[TO DO]: Write the listing below out again exactly, dropping the images.

Source code of charts
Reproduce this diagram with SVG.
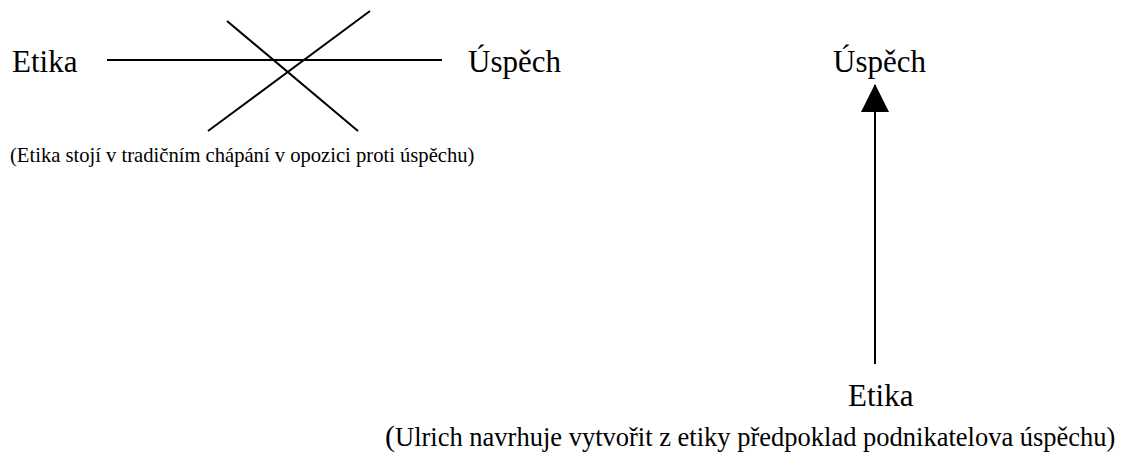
<svg xmlns="http://www.w3.org/2000/svg" width="1148" height="457" viewBox="0 0 1148 457">
<style>
.lbl{font-family:'Liberation Serif','Times New Roman',serif;font-size:31px;fill:#000}
.note{font-family:'Liberation Serif','Times New Roman',serif;font-size:20.6px;fill:#000}
.note2{font-family:'Liberation Serif','Times New Roman',serif;font-size:26.5px;fill:#000}
.ln{stroke:#000;stroke-width:2;fill:none}
</style>
<defs>
<marker id="ah" markerUnits="userSpaceOnUse" markerWidth="28" markerHeight="28" refX="27" refY="14" orient="auto" viewBox="0 0 28 28">
<path d="M0,0 L28,14 L0,28 Z" fill="#000"/>
</marker>
</defs>
<rect width="1148" height="457" fill="#fff"/>
<g id="connectors">
<line class="ln" x1="107" y1="60" x2="442" y2="60"/>
<line class="ln" x1="227" y1="21" x2="358" y2="131"/>
<line class="ln" x1="370" y1="11" x2="208" y2="131"/>
<line class="ln" x1="875" y1="364" x2="875" y2="85" marker-end="url(#ah)"/>
</g>
<g id="n-etika-left"><text class="lbl" x="12" y="72">Etika</text></g>
<g id="n-uspech-left"><text class="lbl" x="468" y="72">Úspěch</text></g>
<g id="n-note-left"><text class="note" x="10" y="162">(Etika stojí v tradičním chápání v opozici proti úspěchu)</text></g>
<g id="n-uspech-right"><text class="lbl" x="833" y="72">Úspěch</text></g>
<g id="n-etika-right"><text class="lbl" x="848" y="406">Etika</text></g>
<g id="n-note-right"><text class="note2" x="385" y="446"><tspan font-size="30px">(</tspan>Ulrich navrhuje vytvořit z etiky předpoklad podnikatelova úspěchu)</text></g>
</svg>
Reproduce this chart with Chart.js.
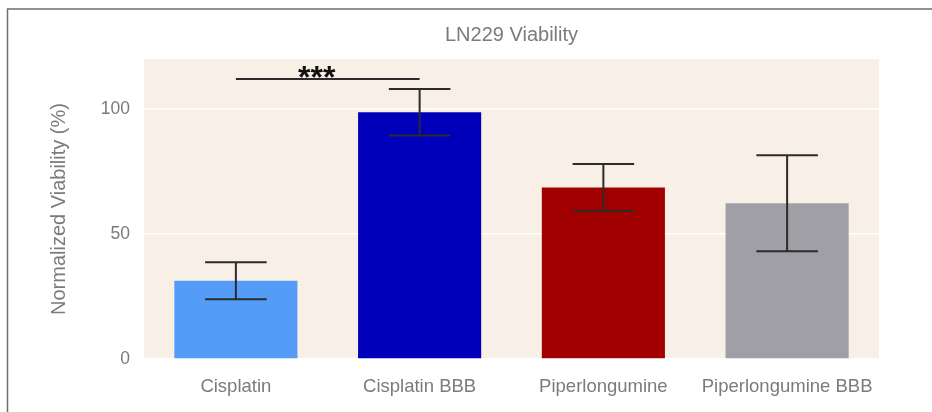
<!DOCTYPE html>
<html>
<head>
<meta charset="utf-8">
<title>LN229 Viability</title>
<script src="https://cdn.jsdelivr.net/npm/chart.js@4.4.1/dist/chart.umd.min.js"></script>
<style>
  html, body { margin: 0; padding: 0; background: #fff; }
  #wrap { width: 932px; height: 412px; position: relative; }
</style>
</head>
<body>
<div id="wrap"><canvas id="chart"></canvas></div>
<script>
// data
const categories = ['Cisplatin', 'Cisplatin BBB', 'Piperlongumine', 'Piperlongumine BBB'];
const viability = [31.3, 98.7, 68.6, 62.3];
const errorSD = [7.4, 9.3, 9.4, 19.2];
const barColors = ['#559cf9', '#0000bb', '#a00000', '#a09fa5'];
const yTicks = [0, 50, 100];
const sigPair = [0, 1];
const sigLevel = 112;
const sigLabel = '***';
const chartTitle = 'LN229 Viability';

const textGray = '#7b7b7b';
const fontFamily = '"Liberation Sans", Arial, sans-serif';

// frame, plot background, title, error bars and the significance bracket
const extras = {
    id: 'extras',
    beforeDraw(chart) {
        const ctx = chart.ctx;
        const a = chart.chartArea;
        ctx.save();
        ctx.fillStyle = '#f8f0e7';
        ctx.fillRect(a.left, a.top, a.right - a.left, a.bottom - a.top);
        // frame round the figure (open to the right and bottom)
        ctx.strokeStyle = '#6e6e6e';
        ctx.lineWidth = 1.5;
        ctx.beginPath();
        ctx.moveTo(7.5, chart.height);
        ctx.lineTo(7.5, 9);
        ctx.lineTo(chart.width, 9);
        ctx.stroke();
        // title is centred over the plot area, not the whole canvas
        ctx.fillStyle = textGray;
        ctx.font = '20px ' + fontFamily;
        ctx.textAlign = 'center';
        ctx.textBaseline = 'middle';
        ctx.fillText(chartTitle, (a.left + a.right) / 2, 35);
        ctx.restore();
    },
    afterDatasetsDraw(chart) {
        const ctx = chart.ctx;
        const y = chart.scales.y;
        const bars = chart.getDatasetMeta(0).data;
        ctx.save();
        ctx.strokeStyle = '#2b2b2b';
        ctx.lineWidth = 2;
        bars.forEach(function (bar, i) {
            const hi = y.getPixelForValue(viability[i] + errorSD[i]);
            const lo = y.getPixelForValue(viability[i] - errorSD[i]);
            const cap = bar.width / 4;
            ctx.beginPath();
            ctx.moveTo(bar.x, hi);
            ctx.lineTo(bar.x, lo);
            ctx.moveTo(bar.x - cap, hi);
            ctx.lineTo(bar.x + cap, hi);
            ctx.moveTo(bar.x - cap, lo);
            ctx.lineTo(bar.x + cap, lo);
            ctx.stroke();
        });

        // significance line between the two cisplatin bars
        const x0 = bars[sigPair[0]].x;
        const x1 = bars[sigPair[1]].x;
        const ly = y.getPixelForValue(sigLevel);
        ctx.beginPath();
        ctx.moveTo(x0, ly);
        ctx.lineTo(x1, ly);
        ctx.stroke();
        ctx.fillStyle = '#111';
        ctx.font = 'bold 32px ' + fontFamily;
        ctx.textAlign = 'center';
        ctx.textBaseline = 'alphabetic';
        ctx.fillText(sigLabel, x0 + (x1 - x0) * 0.44, ly + 9);
        ctx.restore();
    }
};

const ctx = document.getElementById('chart').getContext('2d');
new Chart(ctx, {
    type: 'bar',
    data: {
        labels: categories,
        datasets: [{
            data: viability,
            backgroundColor: barColors,
            borderWidth: 0,
            barPercentage: 0.67,
            categoryPercentage: 1
        }]
    },
    options: {
        responsive: true,
        maintainAspectRatio: false,
        animation: false,
        layout: { padding: { left: 0, right: 53, top: 59, bottom: 0 } },
        plugins: {
            legend: { display: false },
            tooltip: { enabled: false },
            title: { display: false }
        },
        scales: {
            x: {
                grid: { display: false, drawTicks: false },
                border: { display: false },
                ticks: {
                    color: textGray,
                    font: { family: fontFamily, size: 18.5 },
                    padding: 17,
                    maxRotation: 0
                },
                afterFit(scale) { scale.height = 53; }
            },
            y: {
                min: 0,
                max: 120,
                afterBuildTicks(scale) {
                    scale.ticks = yTicks.map(v => ({ value: v }));
                },
                grid: { color: '#ffffff', lineWidth: 1.5, drawTicks: false },
                border: { display: false },
                ticks: {
                    color: textGray,
                    font: { family: fontFamily, size: 17.5 },
                    padding: 14
                },
                title: {
                    display: true,
                    text: 'Normalized Viability (%)',
                    color: textGray,
                    font: { family: fontFamily, size: 20 },
                    padding: { top: 47, bottom: 0 }
                },
                afterFit(scale) { scale.width = 144; }
            }
        }
    },
    plugins: [extras]
});
</script>
</body>
</html>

[COMPLETE OUTPUT]:
Reproduce this diagram with SVG.
<svg xmlns="http://www.w3.org/2000/svg" width="1148" height="457" viewBox="0 0 1148 457">
<style>
.lbl{font-family:'Liberation Serif','Times New Roman',serif;font-size:31px;fill:#000}
.note{font-family:'Liberation Serif','Times New Roman',serif;font-size:20.6px;fill:#000}
.note2{font-family:'Liberation Serif','Times New Roman',serif;font-size:26.5px;fill:#000}
.ln{stroke:#000;stroke-width:2;fill:none}
</style>
<defs>
<marker id="ah" markerUnits="userSpaceOnUse" markerWidth="28" markerHeight="28" refX="27" refY="14" orient="auto" viewBox="0 0 28 28">
<path d="M0,0 L28,14 L0,28 Z" fill="#000"/>
</marker>
</defs>
<rect width="1148" height="457" fill="#fff"/>
<g id="connectors">
<line class="ln" x1="107" y1="60" x2="442" y2="60"/>
<line class="ln" x1="227" y1="21" x2="358" y2="131"/>
<line class="ln" x1="370" y1="11" x2="208" y2="131"/>
<line class="ln" x1="875" y1="364" x2="875" y2="85" marker-end="url(#ah)"/>
</g>
<g id="n-etika-left"><text class="lbl" x="12" y="72">Etika</text></g>
<g id="n-uspech-left"><text class="lbl" x="468" y="72">Úspěch</text></g>
<g id="n-note-left"><text class="note" x="10" y="162">(Etika stojí v tradičním chápání v opozici proti úspěchu)</text></g>
<g id="n-uspech-right"><text class="lbl" x="833" y="72">Úspěch</text></g>
<g id="n-etika-right"><text class="lbl" x="848" y="406">Etika</text></g>
<g id="n-note-right"><text class="note2" x="385" y="446"><tspan font-size="30px">(</tspan>Ulrich navrhuje vytvořit z etiky předpoklad podnikatelova úspěchu)</text></g>
</svg>
Reproduce this chart with Chart.js.
<!DOCTYPE html>
<html>
<head>
<meta charset="utf-8">
<title>LN229 Viability</title>
<script src="https://cdn.jsdelivr.net/npm/chart.js@4.4.1/dist/chart.umd.min.js"></script>
<style>
  html, body { margin: 0; padding: 0; background: #fff; }
  #wrap { width: 932px; height: 412px; position: relative; }
</style>
</head>
<body>
<div id="wrap"><canvas id="chart"></canvas></div>
<script>
// data
const categories = ['Cisplatin', 'Cisplatin BBB', 'Piperlongumine', 'Piperlongumine BBB'];
const viability = [31.3, 98.7, 68.6, 62.3];
const errorSD = [7.4, 9.3, 9.4, 19.2];
const barColors = ['#559cf9', '#0000bb', '#a00000', '#a09fa5'];
const yTicks = [0, 50, 100];
const sigPair = [0, 1];
const sigLevel = 112;
const sigLabel = '***';
const chartTitle = 'LN229 Viability';

const textGray = '#7b7b7b';
const fontFamily = '"Liberation Sans", Arial, sans-serif';

// frame, plot background, title, error bars and the significance bracket
const extras = {
    id: 'extras',
    beforeDraw(chart) {
        const ctx = chart.ctx;
        const a = chart.chartArea;
        ctx.save();
        ctx.fillStyle = '#f8f0e7';
        ctx.fillRect(a.left, a.top, a.right - a.left, a.bottom - a.top);
        // frame round the figure (open to the right and bottom)
        ctx.strokeStyle = '#6e6e6e';
        ctx.lineWidth = 1.5;
        ctx.beginPath();
        ctx.moveTo(7.5, chart.height);
        ctx.lineTo(7.5, 9);
        ctx.lineTo(chart.width, 9);
        ctx.stroke();
        // title is centred over the plot area, not the whole canvas
        ctx.fillStyle = textGray;
        ctx.font = '20px ' + fontFamily;
        ctx.textAlign = 'center';
        ctx.textBaseline = 'middle';
        ctx.fillText(chartTitle, (a.left + a.right) / 2, 35);
        ctx.restore();
    },
    afterDatasetsDraw(chart) {
        const ctx = chart.ctx;
        const y = chart.scales.y;
        const bars = chart.getDatasetMeta(0).data;
        ctx.save();
        ctx.strokeStyle = '#2b2b2b';
        ctx.lineWidth = 2;
        bars.forEach(function (bar, i) {
            const hi = y.getPixelForValue(viability[i] + errorSD[i]);
            const lo = y.getPixelForValue(viability[i] - errorSD[i]);
            const cap = bar.width / 4;
            ctx.beginPath();
            ctx.moveTo(bar.x, hi);
            ctx.lineTo(bar.x, lo);
            ctx.moveTo(bar.x - cap, hi);
            ctx.lineTo(bar.x + cap, hi);
            ctx.moveTo(bar.x - cap, lo);
            ctx.lineTo(bar.x + cap, lo);
            ctx.stroke();
        });

        // significance line between the two cisplatin bars
        const x0 = bars[sigPair[0]].x;
        const x1 = bars[sigPair[1]].x;
        const ly = y.getPixelForValue(sigLevel);
        ctx.beginPath();
        ctx.moveTo(x0, ly);
        ctx.lineTo(x1, ly);
        ctx.stroke();
        ctx.fillStyle = '#111';
        ctx.font = 'bold 32px ' + fontFamily;
        ctx.textAlign = 'center';
        ctx.textBaseline = 'alphabetic';
        ctx.fillText(sigLabel, x0 + (x1 - x0) * 0.44, ly + 9);
        ctx.restore();
    }
};

const ctx = document.getElementById('chart').getContext('2d');
new Chart(ctx, {
    type: 'bar',
    data: {
        labels: categories,
        datasets: [{
            data: viability,
            backgroundColor: barColors,
            borderWidth: 0,
            barPercentage: 0.67,
            categoryPercentage: 1
        }]
    },
    options: {
        responsive: true,
        maintainAspectRatio: false,
        animation: false,
        layout: { padding: { left: 0, right: 53, top: 59, bottom: 0 } },
        plugins: {
            legend: { display: false },
            tooltip: { enabled: false },
            title: { display: false }
        },
        scales: {
            x: {
                grid: { display: false, drawTicks: false },
                border: { display: false },
                ticks: {
                    color: textGray,
                    font: { family: fontFamily, size: 18.5 },
                    padding: 17,
                    maxRotation: 0
                },
                afterFit(scale) { scale.height = 53; }
            },
            y: {
                min: 0,
                max: 120,
                afterBuildTicks(scale) {
                    scale.ticks = yTicks.map(v => ({ value: v }));
                },
                grid: { color: '#ffffff', lineWidth: 1.5, drawTicks: false },
                border: { display: false },
                ticks: {
                    color: textGray,
                    font: { family: fontFamily, size: 17.5 },
                    padding: 14
                },
                title: {
                    display: true,
                    text: 'Normalized Viability (%)',
                    color: textGray,
                    font: { family: fontFamily, size: 20 },
                    padding: { top: 47, bottom: 0 }
                },
                afterFit(scale) { scale.width = 144; }
            }
        }
    },
    plugins: [extras]
});
</script>
</body>
</html>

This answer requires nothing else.